The conversation your counterpart is having in their head
Most people assume an interpreter’s job is to translate what is said.
It is. But only partly.
The more interesting part of the job is managing what goes unsaid. The moment when someone understands perfectly well but cannot find the words, or finds them and hesitates, or has the words and the confidence but doesn't quite get the accent on the other end.
That gap, between what someone knows and what they can comfortably express in a foreign language, is where a lot of British-LatAm relationships quietly break down.
The situation
A Latin American Secretary for International Trade visited the UK for a series of high-level meetings. His English was good — he told me so himself during our briefing, and he was right. But he also told me he sometimes struggled with certain accents and with the particular pressure of speaking a foreign language in public, in front of people who were evaluating him as well as his message.
Traditional interpreting, where everything is translated back and forth, bidirectionally and continuously, would have been cumbersome.

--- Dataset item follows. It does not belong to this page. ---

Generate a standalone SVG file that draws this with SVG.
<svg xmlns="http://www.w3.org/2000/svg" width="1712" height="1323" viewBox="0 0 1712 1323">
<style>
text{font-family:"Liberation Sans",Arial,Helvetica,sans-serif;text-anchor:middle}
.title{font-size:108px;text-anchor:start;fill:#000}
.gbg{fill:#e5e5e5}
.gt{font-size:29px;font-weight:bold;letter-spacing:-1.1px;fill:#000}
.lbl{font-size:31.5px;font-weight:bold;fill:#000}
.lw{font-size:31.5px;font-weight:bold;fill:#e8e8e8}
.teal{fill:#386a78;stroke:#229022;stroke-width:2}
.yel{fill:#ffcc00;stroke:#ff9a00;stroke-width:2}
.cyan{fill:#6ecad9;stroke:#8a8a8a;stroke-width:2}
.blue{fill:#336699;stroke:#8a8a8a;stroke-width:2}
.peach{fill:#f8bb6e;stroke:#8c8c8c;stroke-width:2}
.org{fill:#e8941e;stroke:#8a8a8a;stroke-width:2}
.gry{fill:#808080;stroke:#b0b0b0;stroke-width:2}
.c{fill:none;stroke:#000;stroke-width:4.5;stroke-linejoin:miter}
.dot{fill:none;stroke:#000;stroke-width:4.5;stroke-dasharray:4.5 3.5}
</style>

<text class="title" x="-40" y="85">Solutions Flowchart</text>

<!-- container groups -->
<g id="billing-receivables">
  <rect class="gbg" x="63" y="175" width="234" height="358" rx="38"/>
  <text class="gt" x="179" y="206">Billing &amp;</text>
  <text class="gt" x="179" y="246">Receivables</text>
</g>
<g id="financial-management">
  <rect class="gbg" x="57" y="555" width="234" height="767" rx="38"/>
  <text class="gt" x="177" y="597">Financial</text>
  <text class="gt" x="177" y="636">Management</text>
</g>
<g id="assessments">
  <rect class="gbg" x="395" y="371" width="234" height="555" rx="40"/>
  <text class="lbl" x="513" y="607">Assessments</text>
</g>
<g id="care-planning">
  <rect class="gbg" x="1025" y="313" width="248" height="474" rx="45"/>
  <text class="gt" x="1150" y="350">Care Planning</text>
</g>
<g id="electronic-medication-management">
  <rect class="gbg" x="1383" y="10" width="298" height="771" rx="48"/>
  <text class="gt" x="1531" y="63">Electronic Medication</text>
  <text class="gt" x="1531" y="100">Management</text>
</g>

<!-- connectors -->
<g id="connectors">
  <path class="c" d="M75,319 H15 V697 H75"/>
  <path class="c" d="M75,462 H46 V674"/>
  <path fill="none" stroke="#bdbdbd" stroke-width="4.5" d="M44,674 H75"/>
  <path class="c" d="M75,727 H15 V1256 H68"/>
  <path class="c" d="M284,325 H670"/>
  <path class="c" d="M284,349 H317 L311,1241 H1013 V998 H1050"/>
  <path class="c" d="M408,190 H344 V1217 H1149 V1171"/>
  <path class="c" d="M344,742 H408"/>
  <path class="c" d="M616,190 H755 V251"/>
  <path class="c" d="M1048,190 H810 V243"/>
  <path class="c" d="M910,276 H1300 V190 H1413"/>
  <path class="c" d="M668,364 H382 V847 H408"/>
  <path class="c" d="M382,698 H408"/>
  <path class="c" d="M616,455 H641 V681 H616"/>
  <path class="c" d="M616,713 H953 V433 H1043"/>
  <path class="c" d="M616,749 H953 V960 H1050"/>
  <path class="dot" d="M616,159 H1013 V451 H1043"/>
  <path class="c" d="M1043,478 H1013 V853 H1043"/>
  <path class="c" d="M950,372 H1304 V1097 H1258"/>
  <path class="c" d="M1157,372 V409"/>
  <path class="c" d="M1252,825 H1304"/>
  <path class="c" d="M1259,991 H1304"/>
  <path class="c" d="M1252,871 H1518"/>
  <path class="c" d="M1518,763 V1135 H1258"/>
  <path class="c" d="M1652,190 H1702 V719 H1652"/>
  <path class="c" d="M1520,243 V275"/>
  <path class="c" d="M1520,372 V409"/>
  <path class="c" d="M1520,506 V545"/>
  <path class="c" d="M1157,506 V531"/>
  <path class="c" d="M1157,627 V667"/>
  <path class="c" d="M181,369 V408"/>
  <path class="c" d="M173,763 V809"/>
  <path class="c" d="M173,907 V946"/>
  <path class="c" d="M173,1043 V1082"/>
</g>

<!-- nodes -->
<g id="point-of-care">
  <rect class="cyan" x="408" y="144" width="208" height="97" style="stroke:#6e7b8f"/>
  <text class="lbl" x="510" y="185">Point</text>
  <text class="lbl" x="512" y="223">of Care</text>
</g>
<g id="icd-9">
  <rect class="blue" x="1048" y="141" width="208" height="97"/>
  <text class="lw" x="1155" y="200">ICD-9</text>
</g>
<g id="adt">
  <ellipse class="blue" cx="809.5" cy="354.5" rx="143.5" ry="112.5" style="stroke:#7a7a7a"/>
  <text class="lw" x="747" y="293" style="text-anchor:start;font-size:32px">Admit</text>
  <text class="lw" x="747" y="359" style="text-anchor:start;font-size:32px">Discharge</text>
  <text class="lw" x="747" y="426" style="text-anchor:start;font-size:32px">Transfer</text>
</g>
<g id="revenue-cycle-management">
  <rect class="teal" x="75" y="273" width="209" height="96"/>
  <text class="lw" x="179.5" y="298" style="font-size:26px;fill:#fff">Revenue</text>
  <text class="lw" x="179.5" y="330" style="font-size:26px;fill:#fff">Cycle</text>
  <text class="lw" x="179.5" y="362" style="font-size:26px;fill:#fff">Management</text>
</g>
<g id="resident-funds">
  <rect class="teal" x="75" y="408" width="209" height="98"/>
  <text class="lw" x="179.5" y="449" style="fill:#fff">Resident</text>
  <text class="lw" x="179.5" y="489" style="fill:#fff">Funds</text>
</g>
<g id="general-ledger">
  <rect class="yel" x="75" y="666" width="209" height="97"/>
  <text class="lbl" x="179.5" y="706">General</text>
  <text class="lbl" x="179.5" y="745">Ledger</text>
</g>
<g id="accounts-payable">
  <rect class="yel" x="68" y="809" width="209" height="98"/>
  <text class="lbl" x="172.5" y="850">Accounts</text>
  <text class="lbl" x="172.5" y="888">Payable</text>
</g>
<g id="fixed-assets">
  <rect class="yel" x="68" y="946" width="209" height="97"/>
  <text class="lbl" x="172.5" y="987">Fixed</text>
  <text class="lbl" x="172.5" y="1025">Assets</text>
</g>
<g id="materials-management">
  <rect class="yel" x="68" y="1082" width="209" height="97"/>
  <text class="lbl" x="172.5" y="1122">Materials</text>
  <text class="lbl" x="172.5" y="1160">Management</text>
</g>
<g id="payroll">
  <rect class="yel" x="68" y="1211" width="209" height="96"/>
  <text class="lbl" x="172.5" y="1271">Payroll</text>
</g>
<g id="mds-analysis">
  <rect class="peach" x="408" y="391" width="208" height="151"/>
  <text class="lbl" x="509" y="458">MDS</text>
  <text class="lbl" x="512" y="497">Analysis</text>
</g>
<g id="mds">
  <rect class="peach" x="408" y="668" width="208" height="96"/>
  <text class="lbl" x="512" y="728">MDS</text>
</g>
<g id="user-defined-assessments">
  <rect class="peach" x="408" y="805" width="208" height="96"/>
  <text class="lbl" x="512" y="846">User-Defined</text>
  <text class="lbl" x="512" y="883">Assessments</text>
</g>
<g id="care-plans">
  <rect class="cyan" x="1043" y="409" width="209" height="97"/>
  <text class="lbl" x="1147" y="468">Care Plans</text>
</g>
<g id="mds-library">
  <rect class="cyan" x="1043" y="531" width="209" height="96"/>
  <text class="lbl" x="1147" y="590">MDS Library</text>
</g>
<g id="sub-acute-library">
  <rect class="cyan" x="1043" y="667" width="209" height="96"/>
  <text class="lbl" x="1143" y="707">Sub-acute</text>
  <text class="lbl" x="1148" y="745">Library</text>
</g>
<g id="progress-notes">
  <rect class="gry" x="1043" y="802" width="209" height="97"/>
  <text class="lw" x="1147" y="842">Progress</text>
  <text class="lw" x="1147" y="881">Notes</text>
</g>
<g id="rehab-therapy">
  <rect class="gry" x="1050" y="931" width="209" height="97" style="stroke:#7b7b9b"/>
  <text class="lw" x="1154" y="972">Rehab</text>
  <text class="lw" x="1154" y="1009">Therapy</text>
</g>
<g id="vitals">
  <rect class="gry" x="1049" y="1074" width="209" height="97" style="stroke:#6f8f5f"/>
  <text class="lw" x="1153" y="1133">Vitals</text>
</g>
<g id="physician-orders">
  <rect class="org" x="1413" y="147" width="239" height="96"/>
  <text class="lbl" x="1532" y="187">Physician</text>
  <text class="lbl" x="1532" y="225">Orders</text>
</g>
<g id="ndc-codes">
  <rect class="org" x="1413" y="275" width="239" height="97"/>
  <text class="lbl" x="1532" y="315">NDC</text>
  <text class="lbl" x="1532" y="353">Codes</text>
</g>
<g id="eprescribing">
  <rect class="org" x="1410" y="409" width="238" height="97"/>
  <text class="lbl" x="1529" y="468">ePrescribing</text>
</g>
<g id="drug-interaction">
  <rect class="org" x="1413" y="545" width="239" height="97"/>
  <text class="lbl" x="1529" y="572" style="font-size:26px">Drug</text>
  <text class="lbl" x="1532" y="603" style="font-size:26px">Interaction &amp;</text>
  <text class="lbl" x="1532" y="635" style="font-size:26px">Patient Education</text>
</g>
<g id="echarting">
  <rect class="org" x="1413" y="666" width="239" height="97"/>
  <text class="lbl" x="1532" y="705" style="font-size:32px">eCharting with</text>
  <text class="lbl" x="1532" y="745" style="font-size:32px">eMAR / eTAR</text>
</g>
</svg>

It would have slowed the conversation, added formality he didn’t need, and drawn attention to a limitation he was perfectly capable of managing himself.

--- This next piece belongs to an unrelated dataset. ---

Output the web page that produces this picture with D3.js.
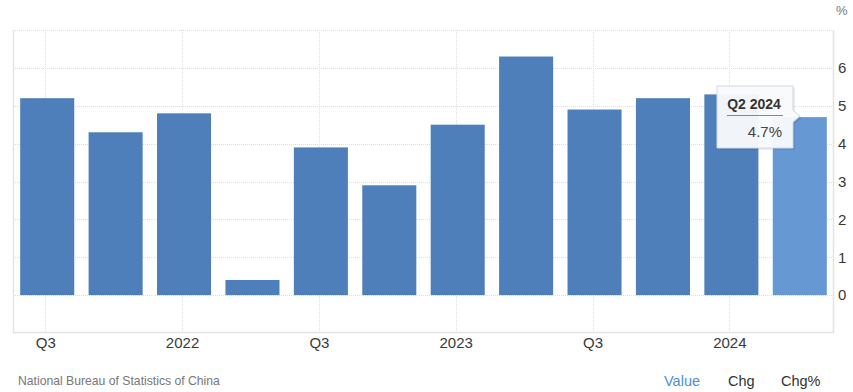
<!DOCTYPE html>
<html><head><meta charset="utf-8">
<script src="https://cdn.jsdelivr.net/npm/d3@7"></script>
<style>
html,body{margin:0;padding:0;background:#fff;}
svg{display:block;font-family:"Liberation Sans",Arial,sans-serif;}
</style></head>
<body><svg id="c" width="853" height="392"></svg>
<script>
const categories = ["Q3 2021","Q4 2021","Q1 2022","Q2 2022","Q3 2022","Q4 2022","Q1 2023","Q2 2023","Q3 2023","Q4 2023","Q1 2024","Q2 2024"];
const values = [5.2, 4.3, 4.8, 0.4, 3.9, 2.9, 4.5, 6.3, 4.9, 5.2, 5.3, 4.7];
const xTickCats = ["Q3 2021","Q1 2022","Q3 2022","Q1 2023","Q3 2023","Q1 2024"];
const xTickLabels = ["Q3","2022","Q3","2023","Q3","2024"];
const yTicks = [0,1,2,3,4,5,6];
const highlight = "Q2 2024";
const sourceText = "National Bureau of Statistics of China";
const footerLinks = ["Value","Chg","Chg%"];

const svg = d3.select("#c");
const L = 13, R = 834, T = 30, B = 333;
const x = d3.scaleBand().domain(categories).range([L, R]).paddingInner(0.21).paddingOuter(0.105);
const y = d3.scaleLinear().domain([-1, 7]).range([B, T]);

// horizontal grid
svg.append("g").selectAll("line").data(d3.range(0, 8)).join("line")
  .attr("x1", L).attr("x2", R)
  .attr("y1", d => Math.round(y(d)) + 0.5).attr("y2", d => Math.round(y(d)) + 0.5)
  .attr("stroke", "#dedede").attr("stroke-dasharray", "1,1");
// vertical grid
svg.append("g").selectAll("line").data(xTickCats).join("line")
  .attr("x1", d => Math.round(x(d) + x.bandwidth()/2) - 1.5).attr("x2", d => Math.round(x(d) + x.bandwidth()/2) - 1.5)
  .attr("y1", T).attr("y2", B)
  .attr("stroke", "#dedede").attr("stroke-dasharray", "1,1");
// frame
svg.append("path").attr("d", `M${L+0.5},${T}V${B-0.5}H${R-0.5}V${T}`)
  .attr("fill", "none").attr("stroke", "#e3e3e3").attr("stroke-width", 1.5);

// bars
svg.append("g").selectAll("rect").data(categories).join("rect")
  .attr("x", d => x(d)).attr("width", x.bandwidth())
  .attr("y", (d, i) => y(values[i])).attr("height", (d, i) => y(0) - y(values[i]))
  .attr("fill", d => d === highlight ? "#6699d4" : "#4e7fbb");

// y axis labels
const yAxis = d3.axisRight(y).tickValues(yTicks).tickSize(0).tickPadding(0);
const ya = svg.append("g").attr("transform", `translate(838,0)`).call(yAxis);
ya.select(".domain").remove();
ya.selectAll("text").attr("font-size", 15).attr("fill", "#3a3a3a").attr("font-family", "Liberation Sans, Arial, sans-serif");
svg.append("text").attr("x", 836).attr("y", 15).attr("font-size", 13).attr("fill", "#777").text("%");

// x axis labels
const labelMap = new Map(xTickCats.map((c, i) => [c, xTickLabels[i]]));
const xAxis = d3.axisBottom(x).tickValues(xTickCats).tickFormat(d => labelMap.get(d)).tickSize(0).tickPadding(0);
const xa = svg.append("g").attr("transform", `translate(-1.5,337)`).call(xAxis);
xa.select(".domain").remove();
xa.selectAll("text").attr("font-size", 15).attr("fill", "#3a3a3a").attr("font-family", "Liberation Sans, Arial, sans-serif");

// tooltip
const hi = categories.indexOf(highlight);
const tipX = 717, tipY = 86, tipW = 76, tipH = 62;
const ax = x(highlight) - 4, ay = y(values[hi]) - 1;
const tip = svg.append("g");
tip.append("path")
  .attr("d", `M${tipX+2},${tipY+2} h${tipW} v${ay - tipY - 6} l7,6 l-7,6 V${tipY+tipH+2} h${-tipW} Z`)
  .attr("fill", "rgba(0,0,0,0.08)");
tip.append("path")
  .attr("d", `M${tipX},${tipY} h${tipW} v${ay - tipY - 6} l7,6 l-7,6 V${tipY+tipH} h${-tipW} Z`)
  .attr("fill", "rgba(248,250,252,0.96)").attr("stroke", "#cfd8e3").attr("stroke-width", 1);
tip.append("text").attr("x", tipX + tipW/2 - 1).attr("y", tipY + 23).attr("text-anchor", "middle")
  .attr("font-size", 14).attr("font-weight", "bold").attr("fill", "#333").text(highlight);
tip.append("line").attr("x1", tipX + 10).attr("x2", tipX + tipW - 10)
  .attr("y1", tipY + 29.5).attr("y2", tipY + 29.5).attr("stroke", "#888").attr("stroke-width", 1);
tip.append("text").attr("x", tipX + tipW - 11).attr("y", tipY + 51).attr("text-anchor", "end")
  .attr("font-size", 15).attr("fill", "#444").text(values[hi] + "%");

// footer
svg.append("text").attr("x", 18).attr("y", 385).attr("font-size", 12.2).attr("fill", "#777").text(sourceText);
const fx = [664, 728, 781];
svg.append("g").selectAll("text").data(footerLinks).join("text")
  .attr("x", (d, i) => fx[i]).attr("y", 386).attr("font-size", 14.5)
  .attr("fill", (d, i) => i === 0 ? "#4a90d9" : "#333").text(d => d);
</script></body></html>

So we used what I call face-saving interpreting instead.
The friction
Face-saving interpreting is not a standard mode you will find in a textbook. It is a setup designed around a specific and common situation: the person who understands more than they feel confident expressing.
In this case, I stayed present throughout, following every word. I stepped in only when the Secretary spoke in Spanish, interpreting his words into English for his British counterparts. Everything said to him in English, he handled himself. I was his safety net, not his voice.

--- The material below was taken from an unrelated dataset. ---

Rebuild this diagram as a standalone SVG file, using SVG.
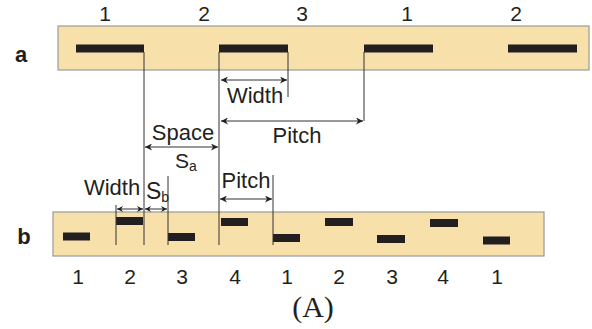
<svg xmlns="http://www.w3.org/2000/svg" width="592" height="329" viewBox="0 0 592 329">
<style>
.band{fill:#F8E0AB;stroke:#9a9a9a;stroke-width:1.2}
.bar{fill:#231f20}
.ln{stroke:#333;stroke-width:1;fill:none}
.t{font-family:"Liberation Sans",Arial,sans-serif;fill:#231f20}
.n{font-size:21px;text-anchor:middle}
.lbl{font-size:22px;font-weight:bold;text-anchor:middle}
.d{font-size:22px;text-anchor:middle}
</style>
<defs>
<marker id="ah" viewBox="0 0 10 10" refX="10" refY="5" markerWidth="9" markerHeight="7" markerUnits="userSpaceOnUse" orient="auto-start-reverse">
<path d="M0,0 L10,5 L0,10 L3,5 z" fill="#231f20"/>
</marker>
<marker id="as" viewBox="0 0 10 10" refX="10" refY="5" markerWidth="7" markerHeight="6" markerUnits="userSpaceOnUse" orient="auto-start-reverse">
<path d="M0,0 L10,5 L0,10 L3,5 z" fill="#231f20"/>
</marker>
</defs>

<g id="rowA">
<rect class="band" x="58" y="26" width="531" height="44"/>
<rect class="bar" x="76" y="44.5" width="68" height="8"/>
<rect class="bar" x="219" y="44.5" width="69" height="8"/>
<rect class="bar" x="364" y="44.5" width="69" height="8"/>
<rect class="bar" x="508" y="44.5" width="69" height="8"/>
<text class="t lbl" x="21" y="62">a</text>
<text class="t n" x="105" y="20.5">1</text>
<text class="t n" x="204" y="20.5">2</text>
<text class="t n" x="302" y="20.5">3</text>
<text class="t n" x="407" y="20.5">1</text>
<text class="t n" x="516" y="20.5">2</text>
</g>

<g id="rowB">
<rect class="band" x="53" y="212" width="491" height="44"/>
<rect class="bar" x="63" y="232.5" width="27" height="8"/>
<rect class="bar" x="116" y="217" width="27" height="8"/>
<rect class="bar" x="168" y="233" width="27" height="8"/>
<rect class="bar" x="221" y="218" width="27" height="8"/>
<rect class="bar" x="273" y="234" width="27" height="8"/>
<rect class="bar" x="325" y="218" width="28" height="8"/>
<rect class="bar" x="377" y="235" width="28" height="8"/>
<rect class="bar" x="430" y="219" width="28" height="8"/>
<rect class="bar" x="483" y="236.5" width="27" height="8"/>
<text class="t lbl" x="24" y="244">b</text>
<text class="t n" x="78" y="283.5">1</text>
<text class="t n" x="130" y="283.5">2</text>
<text class="t n" x="182" y="283.5">3</text>
<text class="t n" x="235" y="283.5">4</text>
<text class="t n" x="287" y="283.5">1</text>
<text class="t n" x="339" y="283.5">2</text>
<text class="t n" x="392" y="283.5">3</text>
<text class="t n" x="443" y="283.5">4</text>
<text class="t n" x="497" y="283.5">1</text>
</g>

<g id="connectors">
<line class="ln" x1="144" y1="52" x2="144" y2="245"/>
<line class="ln" x1="219" y1="52" x2="219" y2="245"/>
<line class="ln" x1="288" y1="52" x2="288" y2="97"/>
<line class="ln" x1="364" y1="52" x2="364" y2="121"/>
<line class="ln" x1="116" y1="205" x2="116" y2="245"/>
<line class="ln" x1="168" y1="176" x2="168" y2="245"/>
<line class="ln" x1="273" y1="175" x2="273" y2="245"/>
<line class="ln" x1="221" y1="80" x2="287" y2="80" marker-start="url(#ah)" marker-end="url(#ah)"/>
<line class="ln" x1="221" y1="121" x2="363" y2="121" marker-start="url(#ah)" marker-end="url(#ah)"/>
<line class="ln" x1="145" y1="147" x2="218" y2="147" marker-start="url(#ah)" marker-end="url(#ah)"/>
<line class="ln" x1="117" y1="209" x2="143" y2="209" marker-start="url(#as)" marker-end="url(#as)"/>
<line class="ln" x1="145" y1="209" x2="167" y2="209" marker-start="url(#as)" marker-end="url(#as)"/>
<line class="ln" x1="220" y1="199" x2="272" y2="199" marker-start="url(#ah)" marker-end="url(#ah)"/>
</g>

<g id="labels">
<text class="t d" x="255" y="103">Width</text>
<text class="t d" x="297" y="143">Pitch</text>
<text class="t d" x="183" y="140">Space</text>
<text class="t" x="175" y="168" font-size="21">S<tspan font-size="14" dy="3">a</tspan></text>
<text class="t d" x="112" y="195">Width</text>
<text class="t" x="146" y="199" font-size="23">S<tspan font-size="14" dy="3">b</tspan></text>
<text class="t d" x="246" y="188">Pitch</text>
<text x="313" y="317" font-family="'Liberation Serif','Times New Roman',serif" font-size="30" text-anchor="middle" fill="#231f20">(A)</text>
</g>
</svg>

Then came the networking session. He was doing well — handling a heavy Scottish accent better than most — when the conversation turned to Beefeaters’ Gin. I could see from his expression that the name wasn’t landing. Not the accent this time. Just the reference.
I moved close, as if to interpret something, and whispered in his ear. He nodded. Carried on. Gave me a thumbs up behind his back.
Slot v. Flow in action
This is a conversational dimension issue, but the friction is not linguistic. It is about face.
In Latin American professional environments, being seen to struggle in a foreign language — especially in a high-status context, in front of counterparts you are trying to impress — carries real social cost. Not because weakness is unacceptable, but because the relationship being formed in those early meetings is partly built on the impression of competence and ease. Visible struggle, even momentary, can shift the register of the whole interaction.
The same applies in reverse. A British professional who stumbles visibly in a Spanish-speaking environment, or who is clearly dependent on an interpreter for basic comprehension, gives a different signal than one who navigates with quiet confidence. The signal is not about language skill. It is about whether this person can hold their own in your world.
Face-saving interpreting exists to protect that signal. The Slot v. Flow system exist for the same reason: not to eliminate the gap between two cultures, but to help people cross it without losing ground in the process.
Over to you
In your last high-stakes British-LatAm meeting, was the interpreter — or the absence of one — protecting both parties’ face, or quietly costing one of them?